La rencontre avec Dieu
Le paradis et ses neufs sphères, chacune habillée de sa couleur dans un jeu chromatique subtil occupe le centre de l’œuvre, comme si tout y convergeait. Cette sorte d’évidence naturelle est une des forces de la peinture de Philippe Fretz. Car s’il déploie l’univers de Dante sur un autre plan que la poésie, il n’en oublie pas la logique profonde: dans la Divine Comédie tout mène au Paradis et surtout à la rencontre avec Dieu. Quelques vers, une vision brève, un éclair à l’échelle du poème dans son entier.
Il faut alors lever les yeux et fixer le milieu du tryptique pour apercevoir minuscule à l’échelle —géante— de l’œuvre les «tre giri / di tre colori e d’una contenenza» (“trois orbes / de trois couleurs et d’une même dimension”), représentation imaginaire de cette Sainte Trinité que Dante aperçoit dans la lumière divine.
Philippe Fretz a consacré plus de cinq années de sa vie à peindre la Divine chromatie. Il a lu Dante, a regardé attentivement les peintures, fresques et enluminures de cette époque d’un art naissant. Et s’il joue avec la perspective, celle-ci est gauchie comme pour retrouver cette époque lointaine où Cimabue, Giotto ignoraient cette technique.
La Divine chromatie est pour le lecteur de la Divine Comédie étrangement apaisante. Certes on sent bien que l’Enfer est un lieu de peines et de douleurs, mais cela est plus suggéré que surligné, et passe par des noirs, des marrons, des ombres, des ciels obscurcis… qui rendent en opposition plus lumineux les tableaux du Purgatoire et surtout du Paradis.

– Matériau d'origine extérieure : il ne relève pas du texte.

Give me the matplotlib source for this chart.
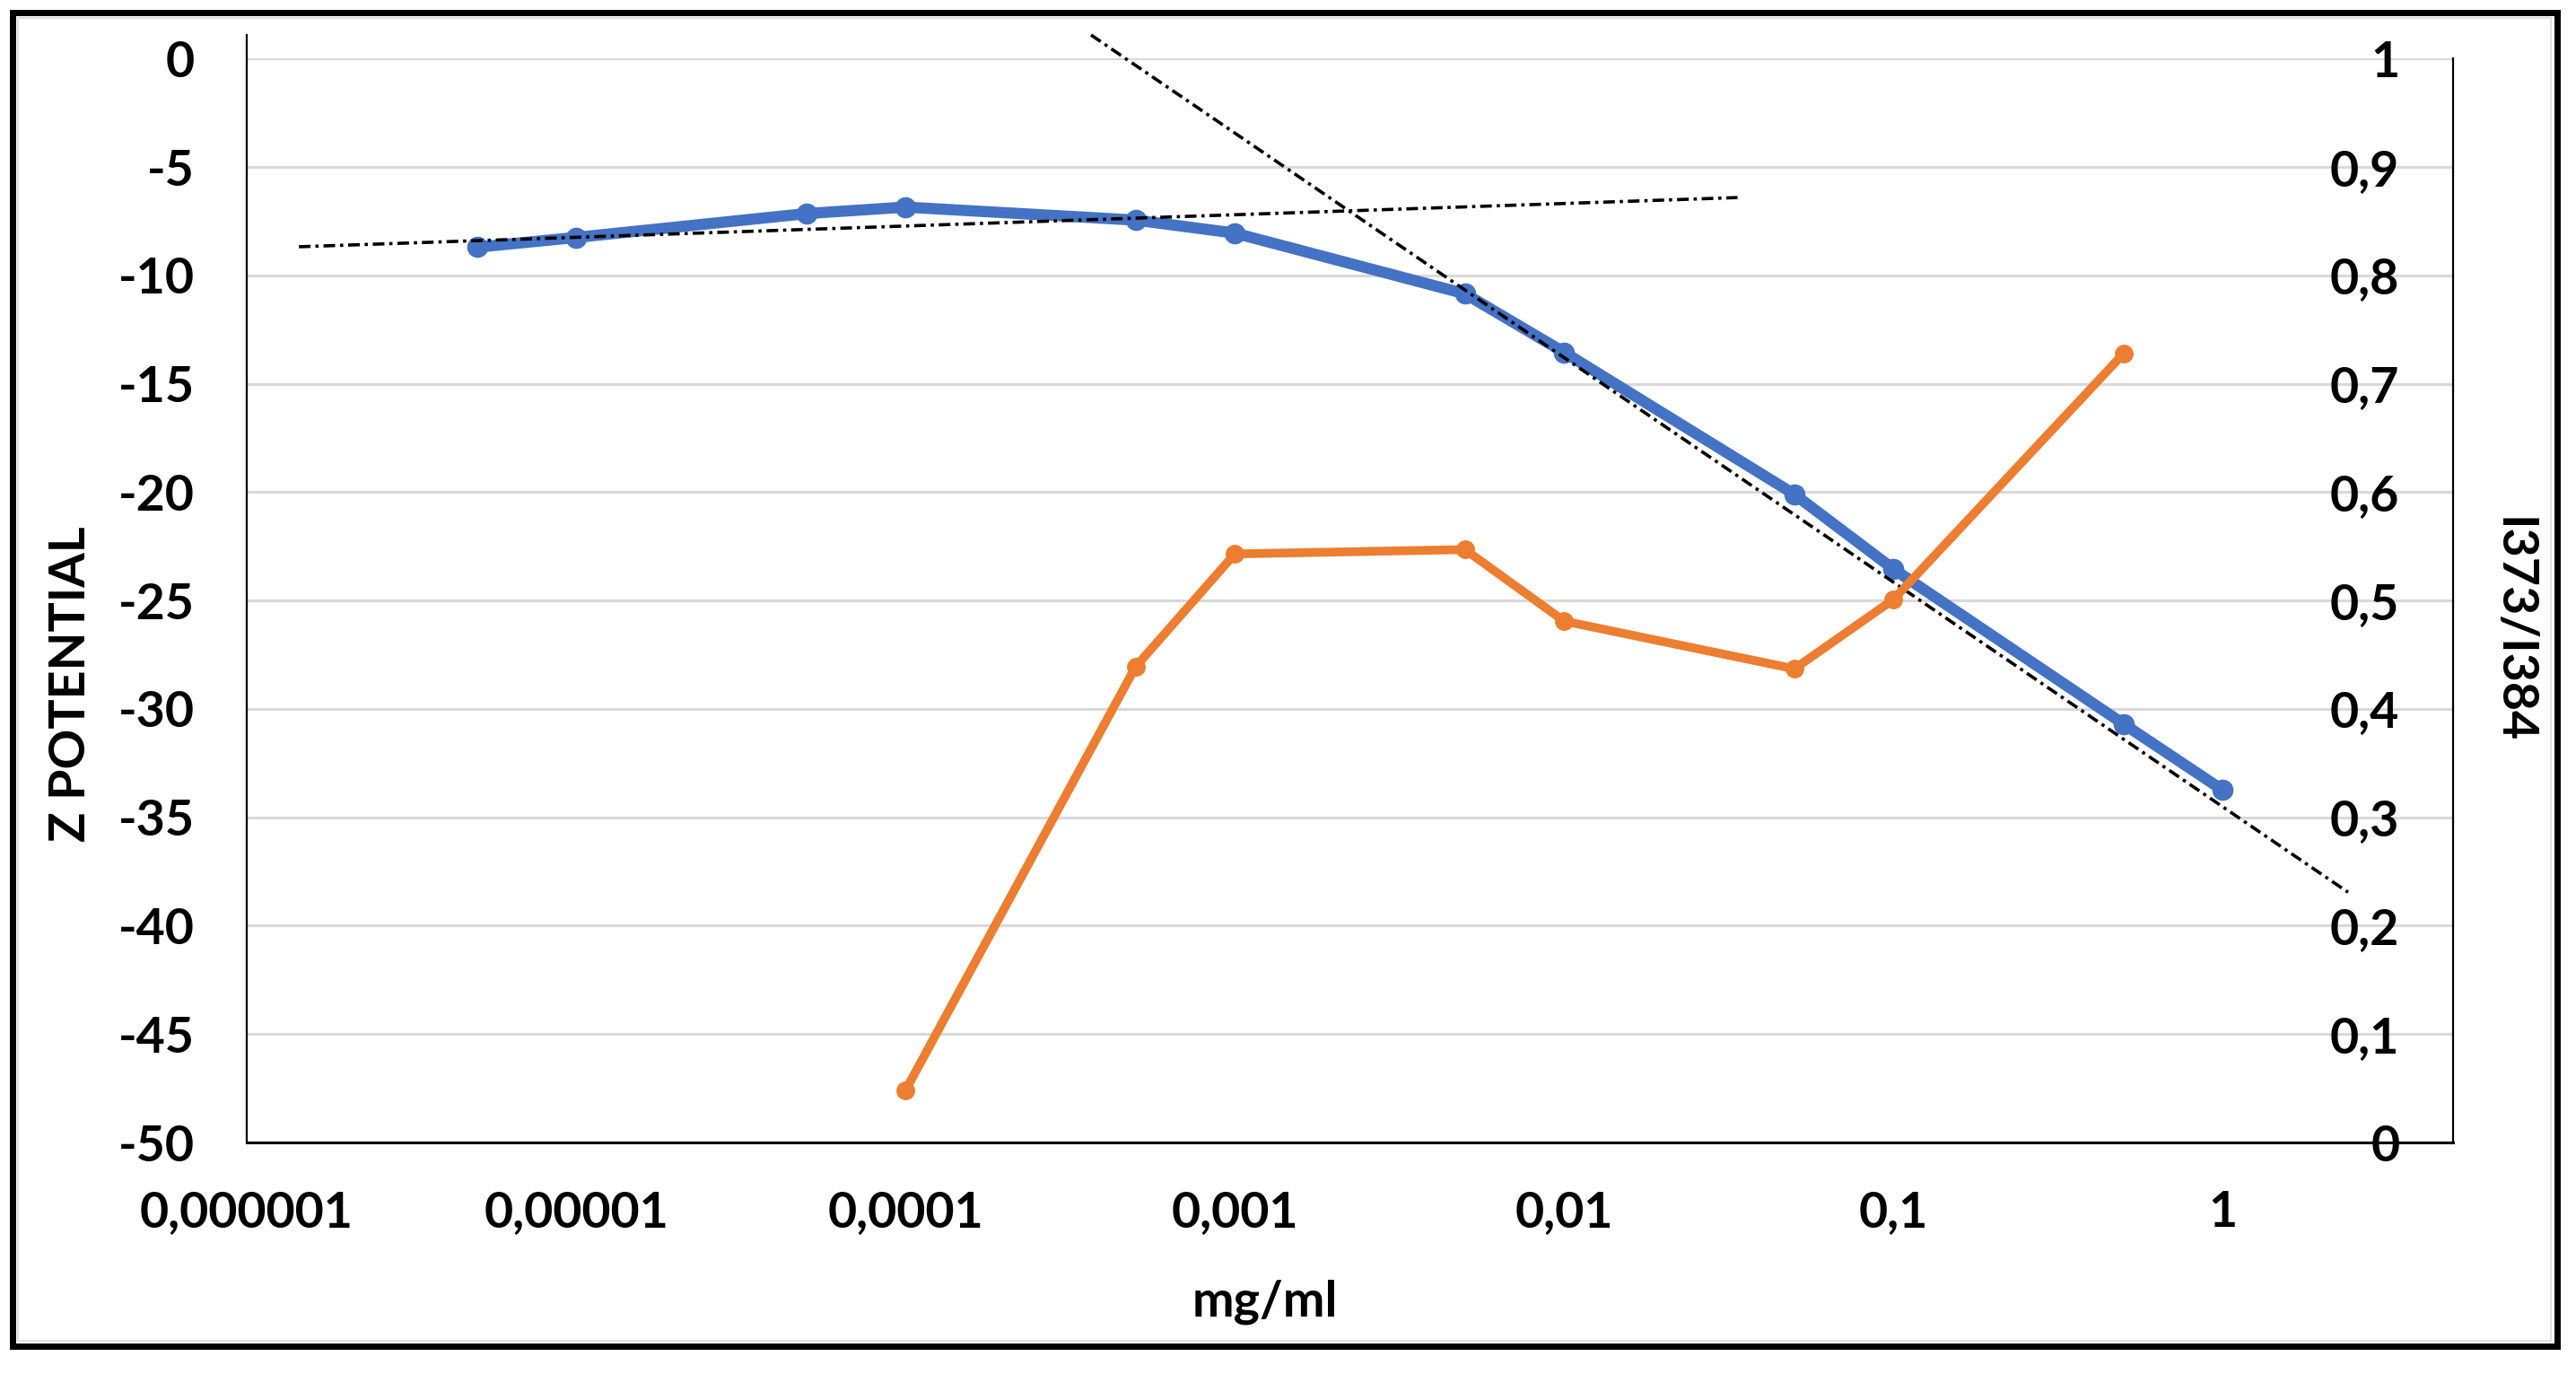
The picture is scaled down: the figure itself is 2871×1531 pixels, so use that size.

Car c’est bien la lumière et le jeu des couleurs qui sont au cœur du projet de Philippe Fetz: Il s’agit pour lui de retrouver par la peinture la poésie de Dante mais aussi et surtout sa lumière. La Divine Comédie explique Didier Ottaviani «fait de la vision une clef d’accès à la profondeur du réel.» Il ajoute:
Dante ne limite pas le regard à une simple perception sensible qui resterait à la surface des choses, car sa conception de l’être est profondément articulée autour d’une notion centrale la lumière.1
C’est cette lumière qui porte la Divine chromatie.
Notes
- La Divine chromatie est exposée jusqu’au 10 avril, à l’église de Temple Neuf, place du Temple Neuf, 67000 Strasbourg.
- Horaires d’ouverture: du mercredi au dimanche de 15 à 19 heures.
- Le livre Divine chromatie accompagne l’exposition. Il est vivement conseillé pour tous celles et ceux qui veulent mieux comprendre l’œuvre, en découvrir la construction et le jeu subtil des correspondances avec l’œuvre de Dante. On y trouve un texte de Fabrice Hadjadj, philosophe et écrivain français, une introduction de Didier Ottaviani, spécialiste de la pensée du Moyen Âge, et une cartographie de l’œuvre établie et commentée par Stéphanie Lugon. Art & Fiction, Lausanne, 2019.